Petraeus turned to leave, then decided to give it one last try. “I just decided to shout out ‘Currihee.'”
That’s right, “Currihee.” It’s a Cherokee Indian word that the was the motto for the famous “Brand of Brothers” regiment in the 101st.
“We counted ‘One, two, three, Currihee,'” Petraeus said. “That’s when he kind of sat up in the bed as best as he could,” said Brennan’s dad Jim.
“Like saying, ‘I’m in here, I’m in here,'” Joanne said. “All of a sudden, the lieutenant, his stumps are banging up and down on the sheets,” Petraeus said. “His head is moving around and very clearly responding to his unit’s nickname.”

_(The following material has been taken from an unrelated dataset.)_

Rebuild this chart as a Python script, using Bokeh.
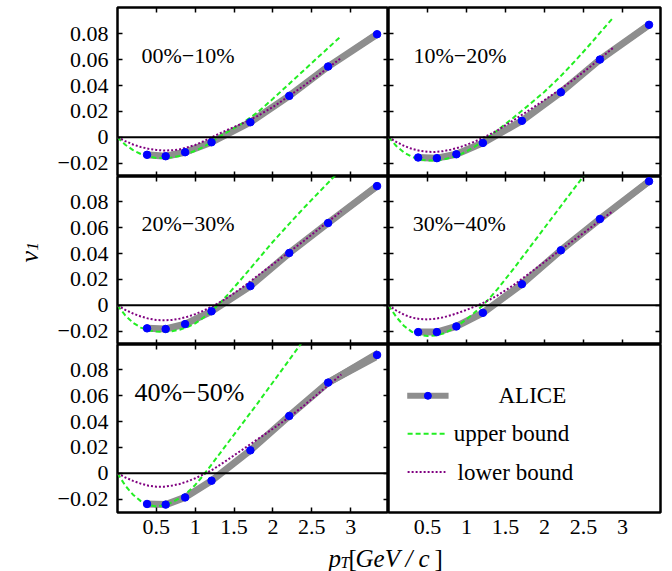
import math
from bokeh.plotting import figure
from bokeh.models import Range1d, LinearAxis, FixedTicker, Span
from bokeh.layouts import column, row
from bokeh.core.properties import value
from bokeh.embed import file_html
from bokeh.resources import INLINE

# ---------------- data ----------------
pt = [0.38, 0.62, 0.87, 1.21, 1.71, 2.21, 2.71, 3.34]

alice_00_10 = [-0.0136, -0.0147, -0.0116, -0.0039, 0.0116, 0.0320, 0.0547, 0.0797]
alice_10_20 = [-0.0157, -0.0162, -0.0132, -0.0044, 0.0127, 0.0348, 0.0601, 0.0870]
alice_20_30 = [-0.0178, -0.0183, -0.0145, -0.0046, 0.0149, 0.0405, 0.0637, 0.0923]
alice_30_40 = [-0.0207, -0.0207, -0.0163, -0.0058, 0.0164, 0.0426, 0.0668, 0.0960]
alice_40_50 = [-0.0237, -0.0242, -0.0186, -0.0057, 0.0178, 0.0444, 0.0702, 0.0916]

err_00_10 = [0.0010, 0.0010, 0.0010, 0.0012, 0.0015, 0.0018, 0.0022, 0.0030]
err_10_20 = [0.0010, 0.0010, 0.0010, 0.0012, 0.0015, 0.0018, 0.0022, 0.0030]
err_20_30 = [0.0010, 0.0010, 0.0010, 0.0012, 0.0015, 0.0020, 0.0025, 0.0032]
err_30_40 = [0.0010, 0.0010, 0.0010, 0.0012, 0.0016, 0.0020, 0.0025, 0.0032]
err_40_50 = [0.0012, 0.0012, 0.0012, 0.0015, 0.0020, 0.0025, 0.0030, 0.0040]

curve_pt = [0.0, 0.1, 0.2, 0.3, 0.4, 0.5, 0.6, 0.7, 0.8, 0.9, 1.0, 1.1, 1.2,
            1.3, 1.4, 1.6, 1.8, 2.0, 2.2, 2.4, 2.6, 2.8, 2.88]

upper_00_10 = [0, -0.0058, -0.0100, -0.0130, -0.0150, -0.0160, -0.0161, -0.0156, -0.0145, -0.0128,
               -0.0105, -0.0077, -0.0043, 0.0000, 0.0035, 0.0105, 0.0192, 0.0297, 0.0408, 0.0519,
               0.0630, 0.0740, 0.0784]
lower_00_10 = [0, -0.0030, -0.0056, -0.0076, -0.0090, -0.0099, -0.0103, -0.0101, -0.0094, -0.0078,
               -0.0060, -0.0033, -0.0004, 0.0025, 0.0053, 0.0105, 0.0163, 0.0234, 0.0316, 0.0400,
               0.0488, 0.0578, 0.0614]
upper_10_20 = [0, -0.0068, -0.0118, -0.0152, -0.0172, -0.0181, -0.0181, -0.0174, -0.0158, -0.0138,
               -0.0110, -0.0075, -0.0035, 0.0010, 0.0055, 0.0150, 0.0250, 0.0352, 0.0468, 0.0595,
               0.0730, 0.0870, 0.0926]
lower_10_20 = [0, -0.0036, -0.0067, -0.0090, -0.0105, -0.0113, -0.0114, -0.0108, -0.0096, -0.0080,
               -0.0059, -0.0035, -0.0008, 0.0022, 0.0055, 0.0130, 0.0208, 0.0288, 0.0370, 0.0458,
               0.0552, 0.0652, 0.0692]
upper_20_30 = [0, -0.0078, -0.0135, -0.0172, -0.0193, -0.0203, -0.0205, -0.0200, -0.0189, -0.0168,
               -0.0140, -0.0098, -0.0050, 0.0005, 0.0070, 0.0208, 0.0350, 0.0492, 0.0625, 0.0755,
               0.0880, 0.1005, 0.1060]
lower_20_30 = [0, -0.0035, -0.0063, -0.0086, -0.0103, -0.0113, -0.0116, -0.0113, -0.0103, -0.0088,
               -0.0068, -0.0043, -0.0014, 0.0018, 0.0053, 0.0135, 0.0228, 0.0318, 0.0408, 0.0500,
               0.0595, 0.0690, 0.0728]
upper_30_40 = [0, -0.0090, -0.0160, -0.0205, -0.0230, -0.0238, -0.0233, -0.0218, -0.0190, -0.0152,
               -0.0108, -0.0058, -0.0005, 0.0058, 0.0128, 0.0280, 0.0440, 0.0600, 0.0760, 0.0920,
               0.1080, 0.1240, 0.1304]
lower_30_40 = [0, -0.0040, -0.0073, -0.0095, -0.0106, -0.0109, -0.0104, -0.0093, -0.0077, -0.0057,
               -0.0035, -0.0011, 0.0015, 0.0045, 0.0078, 0.0155, 0.0245, 0.0336, 0.0426, 0.0515,
               0.0605, 0.0695, 0.0731]
upper_40_50 = [0, -0.0095, -0.0165, -0.0215, -0.0245, -0.0256, -0.0248, -0.0225, -0.0192, -0.0148,
               -0.0090, -0.0018, 0.0060, 0.0140, 0.0220, 0.0380, 0.0540, 0.0705, 0.0870, 0.1035,
               0.1200, 0.1365, 0.1430]
lower_40_50 = [0, -0.0032, -0.0058, -0.0080, -0.0096, -0.0104, -0.0103, -0.0095, -0.0082, -0.0062,
               -0.0038, -0.0010, 0.0020, 0.0058, 0.0098, 0.0180, 0.0263, 0.0345, 0.0430, 0.0525,
               0.0625, 0.0725, 0.0765]

centrality = ["00%\u221210%", "10%\u221220%", "20%\u221230%", "30%\u221240%", "40%\u221250%"]

y_ticks = [-0.02, 0, 0.02, 0.04, 0.06, 0.08]
y_tick_labels = ["\u22120.02", "0", "0.02", "0.04", "0.06", "0.08"]
x_ticks = [0.5, 1, 1.5, 2, 2.5, 3]
x_tick_labels = ["0.5", "1", "1.5", "2", "2.5", "3"]

legend_labels = ["ALICE", "upper bound", "lower bound"]

# ---------------- style ----------------
FONT = "'Liberation Serif', 'Times New Roman', Times, serif"
GRAY = "#8e8e8e"
BLUE = "#0000ff"
GREEN = "#22ee22"
PURPLE = "#800080"
XMAX = 3.487

YLAB_W = 54
LEFT_B, RIGHT_B = 62, 4
FRAME_W = 272
TOP_B = 7
BOTTOM_B = 30
PAGE_H = 571


def add_axis(p, side, ticks, labels, show_labels, ticks_in=5, standoff=6):
    ax = LinearAxis(ticker=FixedTicker(ticks=ticks, minor_ticks=[]))
    ax.axis_line_color = None
    ax.major_tick_in = ticks_in
    ax.major_tick_out = 0
    ax.minor_tick_in = 0
    ax.minor_tick_out = 0
    ax.major_tick_line_color = "black"
    ax.major_tick_line_width = 1.5
    if show_labels:
        ax.major_label_overrides = dict(zip(ticks, labels))
        ax.major_label_text_font = FONT
        ax.major_label_text_font_size = "22px"
        ax.major_label_text_color = "black"
        ax.major_label_standoff = standoff
    else:
        ax.major_label_overrides = {t: "" for t in ticks}
        ax.major_label_text_font_size = "0px"
        ax.major_label_standoff = 0
    p.add_layout(ax, side)


def make_fig(col, rowi, yr, frame_h, ticks=True):
    left = col == 0
    bottom = rowi == 2
    mb_l = LEFT_B if left else 0
    mb_r = 0 if left else RIGHT_B
    mb_t = TOP_B if rowi == 0 else 0
    mb_b = BOTTOM_B if bottom else 0
    p = figure(width=mb_l + FRAME_W + mb_r, height=mb_t + frame_h + mb_b,
               x_range=Range1d(0, XMAX), y_range=Range1d(*yr),
               output_backend="svg", toolbar_location=None,
               x_axis_location=None, y_axis_location=None,
               min_border_left=mb_l, min_border_right=mb_r,
               min_border_top=mb_t, min_border_bottom=mb_b)
    p.grid.visible = False
    p.outline_line_color = "black"
    p.outline_line_width = 2.5
    p.background_fill_color = "white"
    p.border_fill_color = "white"
    tin = 5 if ticks else 0
    add_axis(p, "left", y_ticks, y_tick_labels, left, tin, 9)
    add_axis(p, "right", y_ticks, y_tick_labels, False, tin)
    add_axis(p, "above", x_ticks, x_tick_labels, False, tin)
    add_axis(p, "below", x_ticks, x_tick_labels, bottom, tin, 7)
    return p


def draw_panel(p, vals, err, upper, lower, label, lx, ly, fsize):
    lo = [v - e for v, e in zip(vals, err)]
    hi = [v + e for v, e in zip(vals, err)]
    p.add_layout(Span(location=0, dimension="width", line_color="black", line_width=2))
    p.varea(x=pt, y1=lo, y2=hi, fill_color=GRAY)
    p.line(pt, vals, line_color=GRAY, line_width=7, line_join="round")
    p.line(curve_pt, upper, line_color=GREEN, line_width=2, line_dash="5 3")
    p.line(curve_pt, lower, line_color=PURPLE, line_width=2, line_dash="2 2")
    p.scatter(pt, vals, size=7.5, fill_color=BLUE, line_color=BLUE)
    p.text(x=[lx], y=[ly], text=[label], text_font=value(FONT), text_font_size=fsize,
           text_baseline="middle", text_align="left", text_color="black")


yr_top = (-0.0304, 0.1004)
yr_mid = (-0.0303, 0.0997)

p1 = make_fig(0, 0, yr_top, 169)
p2 = make_fig(1, 0, yr_top, 169)
p3 = make_fig(0, 1, yr_mid, 168)
p4 = make_fig(1, 1, yr_mid, 168)
p5 = make_fig(0, 2, yr_mid, 168)
p6 = make_fig(1, 2, yr_mid, 168, ticks=False)

draw_panel(p1, alice_00_10, err_00_10, upper_00_10, lower_00_10, centrality[0], 0.308, 0.063, "22px")
draw_panel(p2, alice_10_20, err_10_20, upper_10_20, lower_10_20, centrality[1], 0.32, 0.063, "22px")
draw_panel(p3, alice_20_30, err_20_30, upper_20_30, lower_20_30, centrality[2], 0.308, 0.063, "22px")
draw_panel(p4, alice_30_40, err_30_40, upper_30_40, lower_30_40, centrality[3], 0.31, 0.063, "22px")
draw_panel(p5, alice_40_50, err_40_50, upper_40_50, lower_40_50, centrality[4], 0.218, 0.0622, "26px")

# legend panel
p6.line([0.24, 0.77], [0.060, 0.060], line_color=GRAY, line_width=6)
p6.scatter([0.505], [0.060], size=7, fill_color=BLUE, line_color=BLUE)
p6.line([0.245, 0.73], [0.0307, 0.0307], line_color=GREEN, line_width=2, line_dash="5 3")
p6.line([0.245, 0.73], [0.001, 0.001], line_color=PURPLE, line_width=2, line_dash="2 2")
p6.text(x=[1.41, 0.835, 0.885], y=[0.060, 0.0307, 0.001], text=legend_labels,
        text_font=value(FONT), text_font_size="23px", text_baseline="middle",
        text_align="left", text_color="black")

GRID_H = TOP_B + 169 + 168 + 168 + BOTTOM_B

# y-axis title v_1 (rotated, reading upwards)
py = figure(width=YLAB_W, height=GRID_H, x_range=Range1d(0, YLAB_W), y_range=Range1d(0, GRID_H),
            output_backend="svg", toolbar_location=None,
            x_axis_location=None, y_axis_location=None, min_border=0)
py.grid.visible = False
py.outline_line_color = None
py.text(x=[29], y=[GRID_H - 262], text=["v"], angle=math.pi / 2, text_font=value(FONT),
        text_font_style="italic", text_font_size="26px", text_align="left",
        text_baseline="alphabetic", text_color="black")
py.text(x=[32], y=[GRID_H - 250], text=["1"], angle=math.pi / 2, text_font=value(FONT),
        text_font_style="italic", text_font_size="17px", text_align="left",
        text_baseline="alphabetic", text_color="black")

# x-axis title
W = YLAB_W + LEFT_B + FRAME_W + FRAME_W + RIGHT_B
XL_H = PAGE_H - GRID_H
pl = figure(width=W, height=XL_H, x_range=Range1d(0, W), y_range=Range1d(0, XL_H),
            output_backend="svg", toolbar_location=None,
            x_axis_location=None, y_axis_location=None, min_border=0)
pl.grid.visible = False
pl.outline_line_color = None
pl.text(x=[328], y=[13], text=["p"], text_font=value(FONT), text_font_style="italic",
        text_font_size="25px", text_baseline="alphabetic", text_color="black")
pl.text(x=[340], y=[9], text=["T"], text_font=value(FONT), text_font_style="italic",
        text_font_size="16px", text_baseline="alphabetic", text_color="black")
pl.text(x=[348, 434], y=[13, 13], text=["[", "]"], text_font=value(FONT),
        text_font_size="25px", text_baseline="alphabetic", text_color="black")
pl.text(x=[355, 405, 418], y=[13, 13, 13], text=["GeV", "/", "c"], text_font=value(FONT),
        text_font_style="italic", text_font_size="25px", text_baseline="alphabetic",
        text_color="black")

grid = column(row(p1, p2), row(p3, p4), row(p5, p6))
layout = column(row(py, grid), pl)

open("out.html", "w").write(file_html(layout, INLINE))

“Everybody in the facility was clapping and crying,” Joanne said. “The doctors who had been working on him and giving us all the bad news came running down the hall, ‘We heard, we heard.'”
For three weeks, he had not responded to the voices of his family, but that Band of Brothers motto brought him back from the living dead. “It’s just so awesome to be part of that historic unit,” Brennan said. “It’s just always in the back of my head.”